INSTRUCTION - Begin with the first line of the material and copy each line word for word through the line that contains "import matplotlib.pyplot as plt"; the pictures are left out.

⁂

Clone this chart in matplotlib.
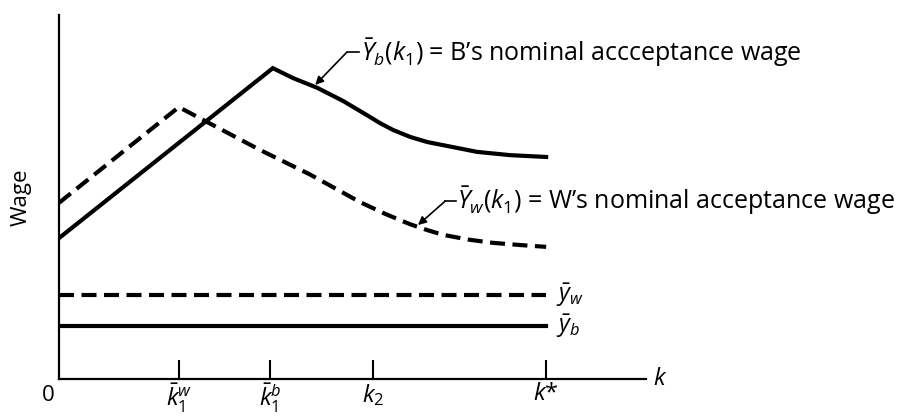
import numpy as np
import matplotlib
matplotlib.use('Agg')
import matplotlib.pyplot as plt

plt.rcParams['font.family'] = ['Open Sans', 'DejaVu Sans']
plt.rcParams['mathtext.fontset'] = 'custom'
plt.rcParams['mathtext.rm'] = 'Open Sans'
plt.rcParams['mathtext.it'] = 'Open Sans:italic'

# data (k* = 10)
k_b = [0, 4.39, 4.80, 5.30, 5.83, 6.32, 6.59, 6.86, 7.21, 7.56, 8.09, 8.58, 9.26, 10]
Yb = [3.87, 8.54, 8.27, 8.00, 7.64, 7.25, 7.03, 6.84, 6.65, 6.51, 6.37, 6.24, 6.15, 6.10]
k_w = [0, 2.46, 4.13, 5.15, 6.18, 6.69, 7.21, 7.56, 7.89, 8.40, 8.91, 9.47, 10]
Yw = [4.84, 7.47, 6.29, 5.62, 4.86, 4.54, 4.25, 4.09, 3.96, 3.83, 3.74, 3.68, 3.63]
yw_bar = 2.31
yb_bar = 1.46
k_ticks = [2.46, 4.33, 6.45, 10]
k_labels = [r'$\bar{k}_1^w$', r'$\bar{k}_1^b$', r'$k_2$', r'$k$*']

fig = plt.figure(figsize=(9.07, 4.17), dpi=100)
ax = fig.add_axes([59/907, 38/417, 587/907, 364/417])
ax.set_xlim(0, 12.05)
ax.set_ylim(0, 10)

ax.plot(k_b, Yb, color='k', lw=3, solid_joinstyle='miter')
ax.plot(k_w, Yw, color='k', lw=3, dashes=(3.6, 1.8))
ax.plot([0, 10], [yw_bar, yw_bar], color='k', lw=3, dashes=(3.6, 1.8))
ax.plot([0, 10], [yb_bar, yb_bar], color='k', lw=3)

for s in ['top', 'right']:
    ax.spines[s].set_visible(False)
ax.spines['left'].set_linewidth(1.6)
ax.spines['bottom'].set_linewidth(1.6)
ax.set_yticks([])
ax.set_xticks(k_ticks)
ax.set_xticklabels(k_labels, fontsize=17)
ax.tick_params(axis='x', direction='in', length=14, width=1.5, pad=2)

ax.text(-0.22, -0.45, '0', fontsize=16, ha='center', va='center', clip_on=False)
ax.text(12.2, 0, '$k$', fontsize=17, ha='left', va='center', clip_on=False)
ax.set_ylabel('Wage', fontsize=16, labelpad=20)

ax.text(10.2, yw_bar, r'$\bar{y}_w$', fontsize=17, ha='left', va='center')
ax.text(10.2, yb_bar, r'$\bar{y}_b$', fontsize=17, ha='left', va='center')

# leader lines
ax.plot([5.91, 6.15], [8.98, 8.98], color='k', lw=1.2)
ax.annotate('', xy=(5.26, 8.08), xytext=(5.91, 8.98),
            arrowprops=dict(arrowstyle='-|>', lw=1.2, color='k', shrinkA=0, shrinkB=0, mutation_scale=12))
ax.text(6.2, 8.98, r'$\bar{Y}_b(k_1)$ = B’s nominal accceptance wage', fontsize=18,
        ha='left', va='center', clip_on=False)

ax.plot([7.93, 8.14], [4.89, 4.89], color='k', lw=1.2)
ax.annotate('', xy=(7.37, 4.23), xytext=(7.93, 4.89),
            arrowprops=dict(arrowstyle='-|>', lw=1.2, color='k', shrinkA=0, shrinkB=0, mutation_scale=12))
ax.text(8.17, 4.89, r'$\bar{Y}_w(k_1)$ = W’s nominal acceptance wage', fontsize=18,
        ha='left', va='center', clip_on=False)

fig.savefig('out.png', dpi=100)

⁂

RESULT FOR THIS TASK -
Clone this chart in matplotlib.
import numpy as np
import matplotlib
matplotlib.use('Agg')
import matplotlib.pyplot as plt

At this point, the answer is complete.